An exact copy of all the data is required, with pictures left out.

━━━

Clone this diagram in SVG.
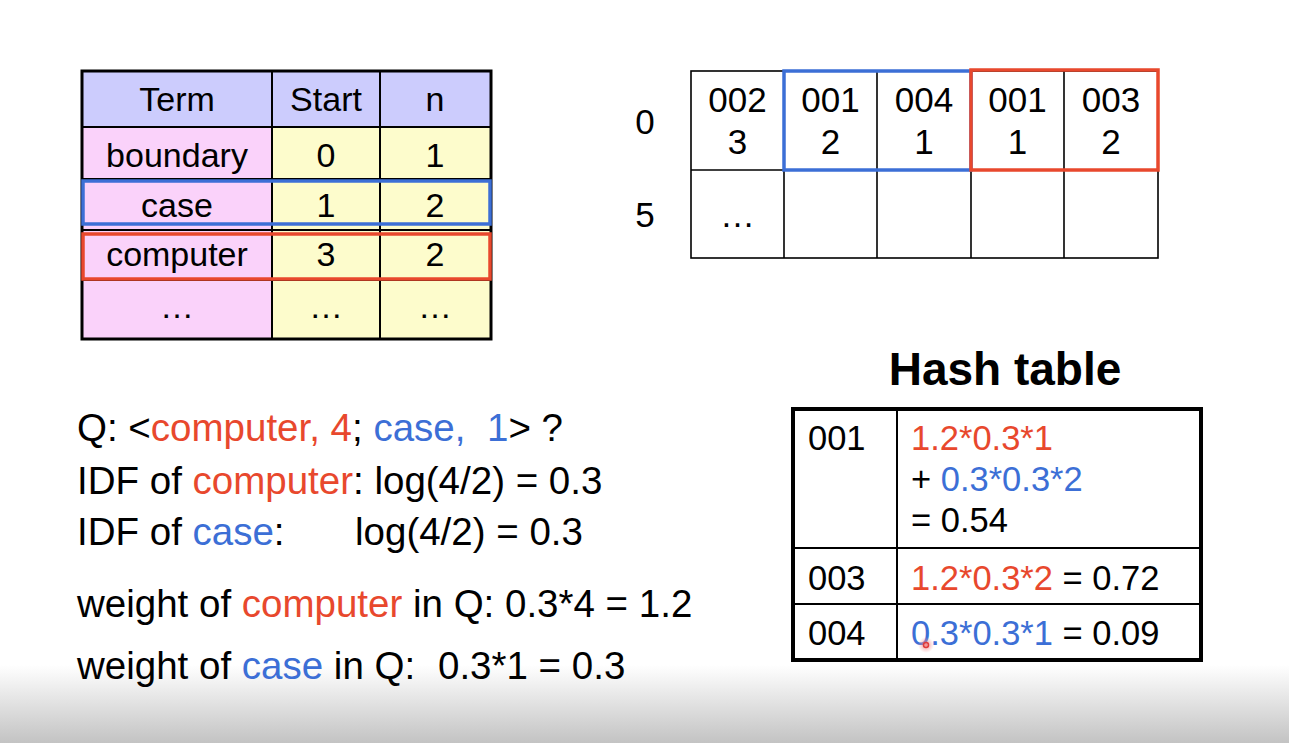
<svg xmlns="http://www.w3.org/2000/svg" width="1289" height="743" viewBox="0 0 1289 743">
  <defs>
    <linearGradient id="shade" x1="0" y1="0" x2="0" y2="1">
      <stop offset="0" stop-color="#ffffff"/>
      <stop offset="1" stop-color="#c3c3c3"/>
    </linearGradient>
    <radialGradient id="glow">
      <stop offset="0" stop-color="#f07a7a" stop-opacity="0.9"/>
      <stop offset="1" stop-color="#f6a0a0" stop-opacity="0"/>
    </radialGradient>
  </defs>
  <style>
    text { font-family: "Liberation Sans", Arial, sans-serif; fill: #000; }
    .t34 { font-size: 34px; }
    .t35 { font-size: 35px; }
    .th { font-size: 34.5px; }
    .mid { text-anchor: middle; }
    .body { font-size: 38.5px; }
    .title { font-size: 46px; font-weight: bold; }
    .red { fill: #e8482d; }
    .blue { fill: #3c6fd6; }
    .grid { fill: none; stroke: #000; stroke-width: 1.6; }
    .hl-blue { fill: none; stroke: #3c6fd6; stroke-width: 3.5; }
    .hl-red { fill: none; stroke: #e8482d; stroke-width: 3.5; }
  </style>

  <rect x="0" y="0" width="1289" height="743" fill="#ffffff"/>
  <!-- soft grey band along the bottom edge -->
  <rect x="0" y="665" width="1289" height="78" fill="url(#shade)"/>

  <!-- lexicon: term / start / n -->
  <g id="lexicon">
    <rect x="82" y="71" width="409" height="56" fill="#ccccfd"/>
    <rect x="82" y="127" width="190" height="212" fill="#fad2fa"/>
    <rect x="272" y="127" width="219" height="212" fill="#fdfccc"/>
    <g stroke="#000" stroke-width="2">
      <line x1="272" y1="71" x2="272" y2="339"/>
      <line x1="380" y1="71" x2="380" y2="339"/>
      <line x1="82" y1="127" x2="491" y2="127"/>
      <line x1="82" y1="179" x2="491" y2="179"/>
      <line x1="82" y1="230" x2="491" y2="230"/>
      <line x1="82" y1="280" x2="491" y2="280"/>
    </g>
    <rect x="82" y="71" width="409" height="268" fill="none" stroke="#000" stroke-width="3"/>
    <rect class="hl-blue" x="83" y="181" width="407" height="43"/>
    <rect class="hl-red" x="83" y="234" width="407" height="45"/>
    <g class="t34 mid">
      <text x="177" y="111">Term</text>
      <text x="326" y="111">Start</text>
      <text x="435" y="111">n</text>
      <text x="177" y="167">boundary</text>
      <text x="326" y="167">0</text>
      <text x="435" y="167">1</text>
      <text x="177" y="217">case</text>
      <text x="326" y="217">1</text>
      <text x="435" y="217">2</text>
      <text x="177" y="266">computer</text>
      <text x="326" y="266">3</text>
      <text x="435" y="266">2</text>
      <text x="177" y="318">…</text>
      <text x="326" y="318">…</text>
      <text x="435" y="318">…</text>
    </g>
  </g>

  <!-- postings array -->
  <g id="postings">
    <rect class="grid" x="691" y="71" width="467" height="187"/>
    <g stroke="#000" stroke-width="1.6">
      <line x1="784" y1="71" x2="784" y2="258"/>
      <line x1="877" y1="71" x2="877" y2="258"/>
      <line x1="971" y1="71" x2="971" y2="258"/>
      <line x1="1064" y1="71" x2="1064" y2="258"/>
      <line x1="691" y1="170" x2="1158" y2="170"/>
    </g>
    <rect class="hl-blue" x="784" y="71" width="187" height="99" stroke-width="3"/>
    <rect class="hl-red" x="971" y="70" width="187" height="100" stroke-width="3"/>
    <g class="t35 mid">
      <text x="645" y="134">0</text>
      <text x="645" y="227">5</text>
      <text x="737.5" y="112">002</text>
      <text x="737.5" y="154">3</text>
      <text x="830.5" y="112">001</text>
      <text x="830.5" y="154">2</text>
      <text x="924" y="112">004</text>
      <text x="924" y="154">1</text>
      <text x="1017.5" y="112">001</text>
      <text x="1017.5" y="154">1</text>
      <text x="1111" y="112">003</text>
      <text x="1111" y="154">2</text>
      <text x="737.5" y="227">…</text>
    </g>
  </g>

  <!-- query and weights -->
  <g id="query">
    <text class="body" x="77" y="441">Q: &lt;<tspan class="red">computer, 4</tspan>; <tspan class="blue">case,</tspan><tspan class="blue" x="487">1</tspan>&gt; ?</text>
    <text class="body" x="77" y="494">IDF of <tspan class="red">computer</tspan>: log(4/2) = 0.3</text>
    <text class="body" x="77" y="545">IDF of <tspan class="blue">case</tspan>:<tspan x="355">log(4/2) = 0.3</tspan></text>
    <text class="body" x="77" y="617">weight of <tspan class="red">computer</tspan> in Q: 0.3*4 = 1.2</text>
    <text class="body" x="77" y="679">weight of <tspan class="blue">case</tspan> in Q:<tspan x="438">0.3*1 = 0.3</tspan></text>
  </g>

  <!-- accumulator hash table -->
  <g id="hash-table">
    <text class="title mid" x="1005" y="385">Hash table</text>
    <g stroke="#000" stroke-width="2">
      <line x1="897" y1="409" x2="897" y2="660"/>
      <line x1="793" y1="548" x2="1201" y2="548"/>
      <line x1="793" y1="604" x2="1201" y2="604"/>
    </g>
    <rect x="793" y="409" width="408" height="251" fill="none" stroke="#000" stroke-width="4"/>
    <g class="th">
      <text x="808" y="450">001</text>
      <text x="911" y="450" class="red">1.2*0.3*1</text>
      <text x="911" y="491">+ <tspan class="blue">0.3*0.3*2</tspan></text>
      <text x="911" y="532">= 0.54</text>
      <text x="808" y="590">003</text>
      <text x="911" y="590"><tspan class="red">1.2*0.3*2</tspan> = 0.72</text>
      <text x="808" y="645">004</text>
      <text x="911" y="645"><tspan class="blue">0.3*0.3*1</tspan> = 0.09</text>
    </g>
    <!-- pointer mark -->
    <circle cx="926" cy="645" r="8" fill="url(#glow)"/>
    <circle cx="926" cy="645" r="2.5" fill="none" stroke="#e03a3a" stroke-width="1.5"/>
  </g>
</svg>
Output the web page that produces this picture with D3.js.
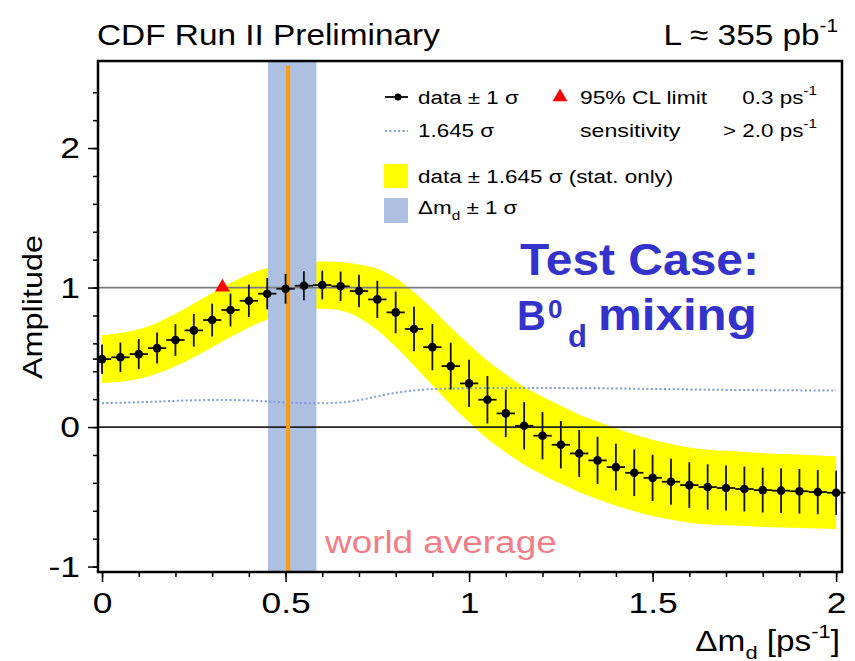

━━━

Result for this exercise:
Clone this diagram in SVG.
<svg xmlns="http://www.w3.org/2000/svg" width="1289" height="743" viewBox="0 0 1289 743">
  <defs>
    <linearGradient id="shade" x1="0" y1="0" x2="0" y2="1">
      <stop offset="0" stop-color="#ffffff"/>
      <stop offset="1" stop-color="#c3c3c3"/>
    </linearGradient>
    <radialGradient id="glow">
      <stop offset="0" stop-color="#f07a7a" stop-opacity="0.9"/>
      <stop offset="1" stop-color="#f6a0a0" stop-opacity="0"/>
    </radialGradient>
  </defs>
  <style>
    text { font-family: "Liberation Sans", Arial, sans-serif; fill: #000; }
    .t34 { font-size: 34px; }
    .t35 { font-size: 35px; }
    .th { font-size: 34.5px; }
    .mid { text-anchor: middle; }
    .body { font-size: 38.5px; }
    .title { font-size: 46px; font-weight: bold; }
    .red { fill: #e8482d; }
    .blue { fill: #3c6fd6; }
    .grid { fill: none; stroke: #000; stroke-width: 1.6; }
    .hl-blue { fill: none; stroke: #3c6fd6; stroke-width: 3.5; }
    .hl-red { fill: none; stroke: #e8482d; stroke-width: 3.5; }
  </style>

  <rect x="0" y="0" width="1289" height="743" fill="#ffffff"/>
  <!-- soft grey band along the bottom edge -->
  <rect x="0" y="665" width="1289" height="78" fill="url(#shade)"/>

  <!-- lexicon: term / start / n -->
  <g id="lexicon">
    <rect x="82" y="71" width="409" height="56" fill="#ccccfd"/>
    <rect x="82" y="127" width="190" height="212" fill="#fad2fa"/>
    <rect x="272" y="127" width="219" height="212" fill="#fdfccc"/>
    <g stroke="#000" stroke-width="2">
      <line x1="272" y1="71" x2="272" y2="339"/>
      <line x1="380" y1="71" x2="380" y2="339"/>
      <line x1="82" y1="127" x2="491" y2="127"/>
      <line x1="82" y1="179" x2="491" y2="179"/>
      <line x1="82" y1="230" x2="491" y2="230"/>
      <line x1="82" y1="280" x2="491" y2="280"/>
    </g>
    <rect x="82" y="71" width="409" height="268" fill="none" stroke="#000" stroke-width="3"/>
    <rect class="hl-blue" x="83" y="181" width="407" height="43"/>
    <rect class="hl-red" x="83" y="234" width="407" height="45"/>
    <g class="t34 mid">
      <text x="177" y="111">Term</text>
      <text x="326" y="111">Start</text>
      <text x="435" y="111">n</text>
      <text x="177" y="167">boundary</text>
      <text x="326" y="167">0</text>
      <text x="435" y="167">1</text>
      <text x="177" y="217">case</text>
      <text x="326" y="217">1</text>
      <text x="435" y="217">2</text>
      <text x="177" y="266">computer</text>
      <text x="326" y="266">3</text>
      <text x="435" y="266">2</text>
      <text x="177" y="318">…</text>
      <text x="326" y="318">…</text>
      <text x="435" y="318">…</text>
    </g>
  </g>

  <!-- postings array -->
  <g id="postings">
    <rect class="grid" x="691" y="71" width="467" height="187"/>
    <g stroke="#000" stroke-width="1.6">
      <line x1="784" y1="71" x2="784" y2="258"/>
      <line x1="877" y1="71" x2="877" y2="258"/>
      <line x1="971" y1="71" x2="971" y2="258"/>
      <line x1="1064" y1="71" x2="1064" y2="258"/>
      <line x1="691" y1="170" x2="1158" y2="170"/>
    </g>
    <rect class="hl-blue" x="784" y="71" width="187" height="99" stroke-width="3"/>
    <rect class="hl-red" x="971" y="70" width="187" height="100" stroke-width="3"/>
    <g class="t35 mid">
      <text x="645" y="134">0</text>
      <text x="645" y="227">5</text>
      <text x="737.5" y="112">002</text>
      <text x="737.5" y="154">3</text>
      <text x="830.5" y="112">001</text>
      <text x="830.5" y="154">2</text>
      <text x="924" y="112">004</text>
      <text x="924" y="154">1</text>
      <text x="1017.5" y="112">001</text>
      <text x="1017.5" y="154">1</text>
      <text x="1111" y="112">003</text>
      <text x="1111" y="154">2</text>
      <text x="737.5" y="227">…</text>
    </g>
  </g>

  <!-- query and weights -->
  <g id="query">
    <text class="body" x="77" y="441">Q: &lt;<tspan class="red">computer, 4</tspan>; <tspan class="blue">case,</tspan><tspan class="blue" x="487">1</tspan>&gt; ?</text>
    <text class="body" x="77" y="494">IDF of <tspan class="red">computer</tspan>: log(4/2) = 0.3</text>
    <text class="body" x="77" y="545">IDF of <tspan class="blue">case</tspan>:<tspan x="355">log(4/2) = 0.3</tspan></text>
    <text class="body" x="77" y="617">weight of <tspan class="red">computer</tspan> in Q: 0.3*4 = 1.2</text>
    <text class="body" x="77" y="679">weight of <tspan class="blue">case</tspan> in Q:<tspan x="438">0.3*1 = 0.3</tspan></text>
  </g>

  <!-- accumulator hash table -->
  <g id="hash-table">
    <text class="title mid" x="1005" y="385">Hash table</text>
    <g stroke="#000" stroke-width="2">
      <line x1="897" y1="409" x2="897" y2="660"/>
      <line x1="793" y1="548" x2="1201" y2="548"/>
      <line x1="793" y1="604" x2="1201" y2="604"/>
    </g>
    <rect x="793" y="409" width="408" height="251" fill="none" stroke="#000" stroke-width="4"/>
    <g class="th">
      <text x="808" y="450">001</text>
      <text x="911" y="450" class="red">1.2*0.3*1</text>
      <text x="911" y="491">+ <tspan class="blue">0.3*0.3*2</tspan></text>
      <text x="911" y="532">= 0.54</text>
      <text x="808" y="590">003</text>
      <text x="911" y="590"><tspan class="red">1.2*0.3*2</tspan> = 0.72</text>
      <text x="808" y="645">004</text>
      <text x="911" y="645"><tspan class="blue">0.3*0.3*1</tspan> = 0.09</text>
    </g>
    <!-- pointer mark -->
    <circle cx="926" cy="645" r="8" fill="url(#glow)"/>
    <circle cx="926" cy="645" r="2.5" fill="none" stroke="#e03a3a" stroke-width="1.5"/>
  </g>
</svg>
Output the web page that produces this picture with D3.js.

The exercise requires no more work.